第一生命保険、竹中工務店、札幌駅前通まちづくりの3社は、北海道札幌市中央区でプロジェクトを進めていた「旧・札幌第一生命ビルディングの建替計画」が本格始動したことを公表した。旧・札幌第一生命ビルディングの建替計画は、2020年度に見直しが行われた「札幌駅前通北街区地区 地区計画」に新設された容積率緩和ルールを適用した最初期の開発案件となる。札幌駅前通まちづくりでは、今回の事例をアーカイブ化し、協議プロセスの定着・高度化や、他地域への普及活動にも取り組んでいく。
第一生命保険、竹中工務店、札幌駅前通まちづくりの3社は、北海道札幌市中央区で「旧・札幌第一生命ビルディングの建替計画」により開発を進めていた複合施設「D-LIFEPLACE 札幌」が着工したことを2021年12月6日に発表した。
D-LIFEPLACE 札幌は、最高高さ約60メートルの地下1階/地上13階建てで、地下鉄「さっぽろ」駅直上の交差点に新たなビジネス拠点を整備するもの。具体的には、1日に約12万人が往来する「札幌」駅前通りの地下歩行空間「チ・カ・ホ」と光や緑が感じられるD-LIFEPLACE 札幌のオープンスペースを接続し、施設の利用者や来街者、札幌市民に賑(にぎ)わいと憩いの場を提供する。
オープンスペースは、72時間使える非常電源を備えており、災害時に100人の避難者を受け入れる場所とし、札幌市の安全性強化に役立てる。加えて、チ・カ・ホと地上の札幌駅前通りをつなぐとともに、札幌駅前通まちづくりの知見を生かして、劇場型の空間構成とし、新たなスタイルの地域イベントを開催可能とする。
建物は、地下1階〜地上1階が店舗エリアで、2〜13階がオフィスフロアとなる見通しだ。

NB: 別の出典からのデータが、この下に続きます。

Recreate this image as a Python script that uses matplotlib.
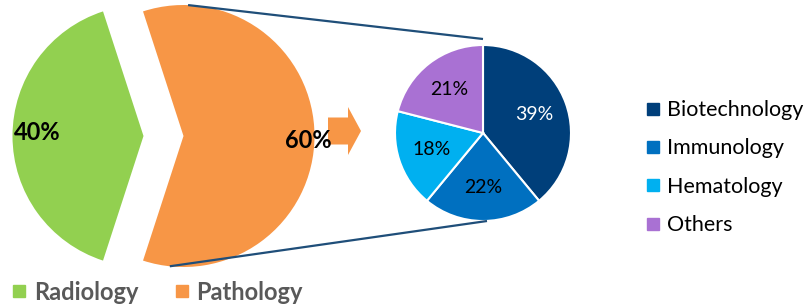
import numpy as np
import matplotlib.pyplot as plt
from matplotlib.lines import Line2D
from matplotlib.patches import FancyArrow

plt.rcParams['font.family'] = ['Lato', 'DejaVu Sans']

# data
main_labels = ['Radiology', 'Pathology']
main_values = [40, 60]
main_colors = ['#92d050', '#f79646']

sub_labels = ['Biotechnology', 'Immunology', 'Hematology', 'Others']
sub_values = [39, 22, 18, 21]
sub_colors = ['#003f7a', '#0070c0', '#00b0f0', '#a971d3']

W, H = 806, 305
fig = plt.figure(figsize=(W / 100, H / 100), dpi=100)
ax = fig.add_axes([0, 0, 1, 1])

# left pie (exploded halves)
lc, lr = (163.5, 169), 131
lw, _ = ax.pie(main_values, colors=main_colors, center=lc, radius=lr,
               startangle=108, explode=[20, 20], frame=True)

ax.text(14, H - 132, f'{main_values[0]}%', fontsize=17, fontweight='bold',
        ha='left', va='center')
ax.text(285, H - 141, f'{main_values[1]}%', fontsize=17, fontweight='bold',
        ha='left', va='center')

# arrow
ax.add_patch(FancyArrow(328, H - 131, 33, 0, width=27, head_width=48,
                        head_length=13, length_includes_head=True,
                        color='#f79646', lw=0))

# right pie
rc, rr = (483, 172), 88
sw, st, sa = ax.pie(sub_values, colors=sub_colors, center=rc, radius=rr,
                    startangle=90, counterclock=False, frame=True,
                    autopct=lambda p: f'{p:.0f}%', pctdistance=0.62,
                    wedgeprops=dict(edgecolor='white', linewidth=1.5),
                    textprops=dict(fontsize=14))
sa[0].set_color('white')

# connector lines
o = lw[1]
ox, oy = o.center
t1 = np.deg2rad(88)
t2 = np.deg2rad(264)
ax.plot([ox + lr * np.cos(t1), rc[0]], [oy + lr * np.sin(t1), rc[1] + rr + 6],
        color='#1f4e79', lw=1.6, solid_capstyle='butt')
ax.plot([ox + lr * np.cos(t2), rc[0] + 4], [oy + lr * np.sin(t2), rc[1] - rr],
        color='#1f4e79', lw=1.6, solid_capstyle='butt')

ax.set_xlim(0, W)
ax.set_ylim(0, H)
ax.set_aspect('equal')
ax.axis('off')

# legends
h1 = [Line2D([], [], marker='s', ls='', color=c, markersize=9) for c in main_colors]
leg1 = ax.legend(h1, main_labels, loc='lower left', bbox_to_anchor=(-0.012, -0.065),
                 ncol=2, frameon=False, handlelength=0.65, handletextpad=0.3,
                 columnspacing=1.5, prop=dict(size=17, weight='bold'))
for t in leg1.get_texts():
    t.set_color('#595959')
ax.add_artist(leg1)

h2 = [Line2D([], [], marker='s', ls='', color=c, markersize=9) for c in sub_colors]
ax.legend(h2, sub_labels, loc='upper left', bbox_to_anchor=(0.777, 0.735),
          frameon=False, handlelength=0.7, handletextpad=0.3,
          labelspacing=0.85, prop=dict(size=15.5))

fig.savefig('out.png', dpi=100)
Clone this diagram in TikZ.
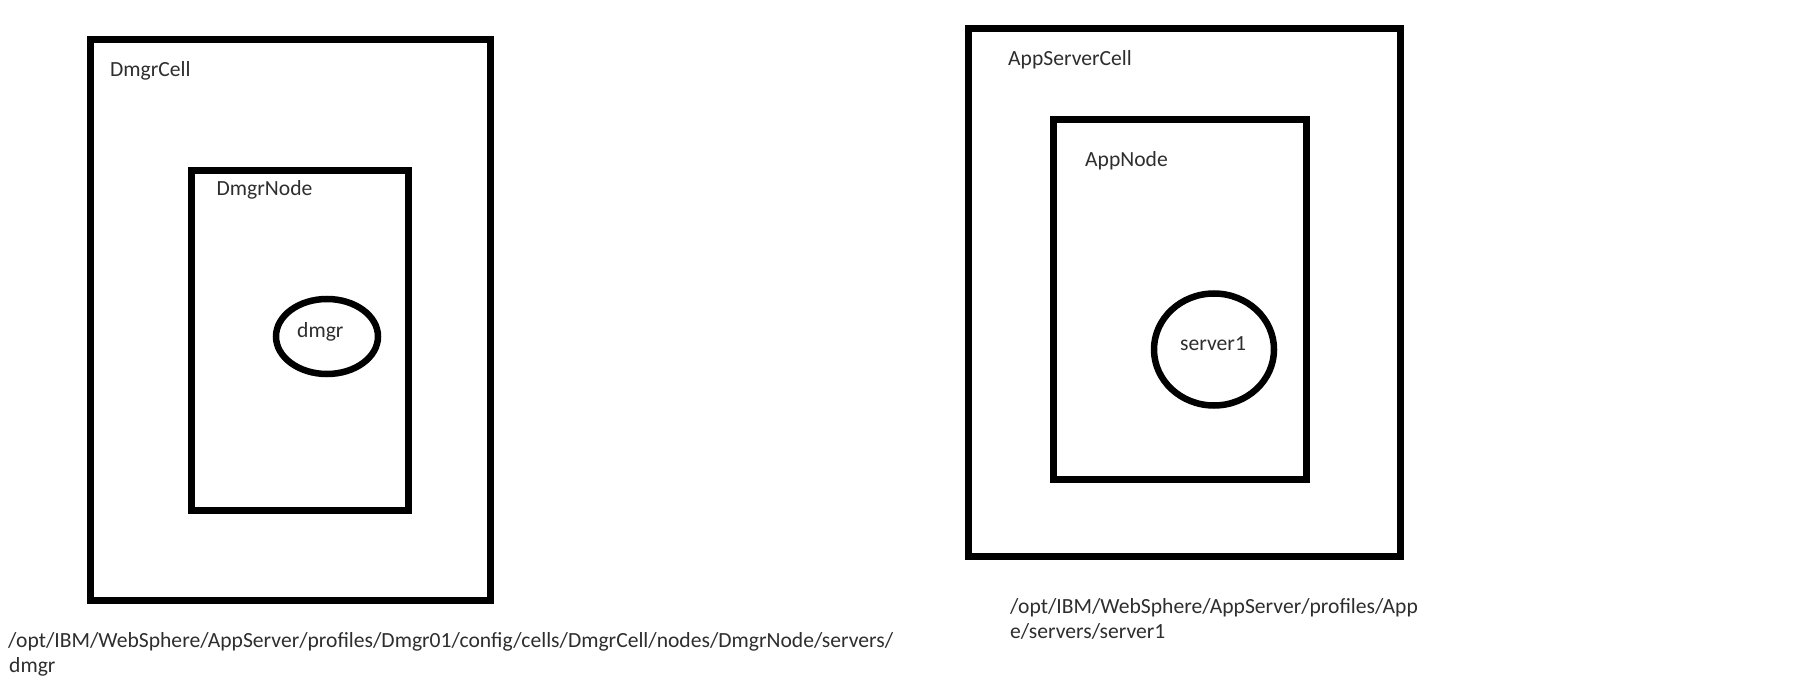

建物の形状は、北海道では冬期に屋内から屋外への熱のロスを抑制することが環境性能向上のポイントとなることを踏まえて、高層階に設置する窓の開口面積を抑えつつ、快適な居室環境を確保する縦スリット型に仕上げる。
併せて、外殻ダブルコラムの採用など構造計画の工夫で、オフィス専有部は窓側に柱型を無くし、レイアウトしやすいものとする。一方、高層階の共用部は、階段と一体で明るく開放的なリフレッシュスペースを設け、入居者のコミュニケーションや健康増進、多様化する働き方に応じる。
上記の建築デザインを採用することで、「CASBEE-スマートウェルネスオフィス(Sランク)」と「ZEB-Oriented」に相当する高水準の環境とウェルネス性能を搭載する。なお、第一生命は、再生可能エネルギー100%の電力使用を推奨する団体「RE100」の加盟企業として、新施設でも再生可能エネルギー由来の電力調達に向け検討を進めている。
工事現場の仮囲いでは、新施設低層部の形状をイメージしたウォールアートを2021年7〜12月に展示し、12月からは札幌駅前通りで開催されるイベント「Sapporo Parallel Museum」の情報発信を行っている。
D-LIFEPLACE 札幌のオープン後は、第一生命保険と竹中工務店が持つリソースを活用し、入居テナントとの協業や「健築」をテーマとした健康支援プログラムの実証実験などを継続的に検討・実施していく予定だ。